Goal: Each record below must be returned exactly as shown.

(begin)

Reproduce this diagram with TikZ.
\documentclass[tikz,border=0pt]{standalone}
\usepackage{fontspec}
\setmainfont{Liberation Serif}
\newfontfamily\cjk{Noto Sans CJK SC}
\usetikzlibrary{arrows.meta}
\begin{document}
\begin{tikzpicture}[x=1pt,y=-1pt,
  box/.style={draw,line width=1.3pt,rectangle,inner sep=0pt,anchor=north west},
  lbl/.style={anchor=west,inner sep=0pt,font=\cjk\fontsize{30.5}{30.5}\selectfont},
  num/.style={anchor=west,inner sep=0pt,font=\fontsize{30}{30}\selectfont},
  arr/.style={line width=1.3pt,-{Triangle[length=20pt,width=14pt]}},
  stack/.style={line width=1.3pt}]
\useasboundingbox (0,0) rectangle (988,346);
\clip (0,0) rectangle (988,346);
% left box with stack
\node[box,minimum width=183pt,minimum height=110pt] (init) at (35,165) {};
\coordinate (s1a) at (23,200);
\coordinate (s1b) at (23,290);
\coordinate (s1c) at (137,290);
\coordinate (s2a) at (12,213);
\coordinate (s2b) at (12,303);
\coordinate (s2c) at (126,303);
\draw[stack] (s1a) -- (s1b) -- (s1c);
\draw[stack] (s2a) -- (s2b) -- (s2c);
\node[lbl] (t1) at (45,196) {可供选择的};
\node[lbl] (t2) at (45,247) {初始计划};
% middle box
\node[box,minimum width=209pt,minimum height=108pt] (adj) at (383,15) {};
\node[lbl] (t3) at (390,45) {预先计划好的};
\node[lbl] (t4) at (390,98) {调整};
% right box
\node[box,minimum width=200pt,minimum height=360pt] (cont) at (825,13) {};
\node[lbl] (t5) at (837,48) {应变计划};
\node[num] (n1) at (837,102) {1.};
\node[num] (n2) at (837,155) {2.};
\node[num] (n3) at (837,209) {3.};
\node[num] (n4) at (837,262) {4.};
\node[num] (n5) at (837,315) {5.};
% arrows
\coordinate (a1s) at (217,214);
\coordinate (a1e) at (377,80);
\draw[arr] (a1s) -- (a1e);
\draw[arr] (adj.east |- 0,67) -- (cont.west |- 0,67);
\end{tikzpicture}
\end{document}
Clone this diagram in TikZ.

(end)

Output of the task:
Reproduce this diagram with TikZ.
\documentclass[tikz,border=0pt]{standalone}
\usepackage{fontspec}
\setmainfont{Liberation Serif}
\newfontfamily\cjk{Noto Sans CJK SC}
\usetikzlibrary{arrows.meta}
\begin{document}
\begin{tikzpicture}[x=1pt,y=-1pt,
  box/.style={draw,line width=1.3pt,rectangle,inner sep=0pt,anchor=north west},
  lbl/.style={anchor=west,inner sep=0pt,font=\cjk\fontsize{30.5}{30.5}\selectfont},
  num/.style={anchor=west,inner sep=0pt,font=\fontsize{30}{30}\selectfont},
  arr/.style={line width=1.3pt,-{Triangle[length=20pt,width=14pt]}},
  stack/.style={line width=1.3pt}]
\useasboundingbox (0,0) rectangle (988,346);
\clip (0,0) rectangle (988,346);
% left box with stack
\node[box,minimum width=183pt,minimum height=110pt] (init) at (35,165) {};
\coordinate (s1a) at (23,200);
\coordinate (s1b) at (23,290);
\coordinate (s1c) at (137,290);
\coordinate (s2a) at (12,213);
\coordinate (s2b) at (12,303);
\coordinate (s2c) at (126,303);
\draw[stack] (s1a) -- (s1b) -- (s1c);
\draw[stack] (s2a) -- (s2b) -- (s2c);
\node[lbl] (t1) at (45,196) {可供选择的};
\node[lbl] (t2) at (45,247) {初始计划};
% middle box
\node[box,minimum width=209pt,minimum height=108pt] (adj) at (383,15) {};
\node[lbl] (t3) at (390,45) {预先计划好的};
\node[lbl] (t4) at (390,98) {调整};
% right box
\node[box,minimum width=200pt,minimum height=360pt] (cont) at (825,13) {};
\node[lbl] (t5) at (837,48) {应变计划};
\node[num] (n1) at (837,102) {1.};
\node[num] (n2) at (837,155) {2.};
\node[num] (n3) at (837,209) {3.};
\node[num] (n4) at (837,262) {4.};
\node[num] (n5) at (837,315) {5.};
% arrows
\coordinate (a1s) at (217,214);
\coordinate (a1e) at (377,80);
\draw[arr] (a1s) -- (a1e);
\draw[arr] (adj.east |- 0,67) -- (cont.west |- 0,67);
\end{tikzpicture}
\end{document}
Clone this diagram in TikZ.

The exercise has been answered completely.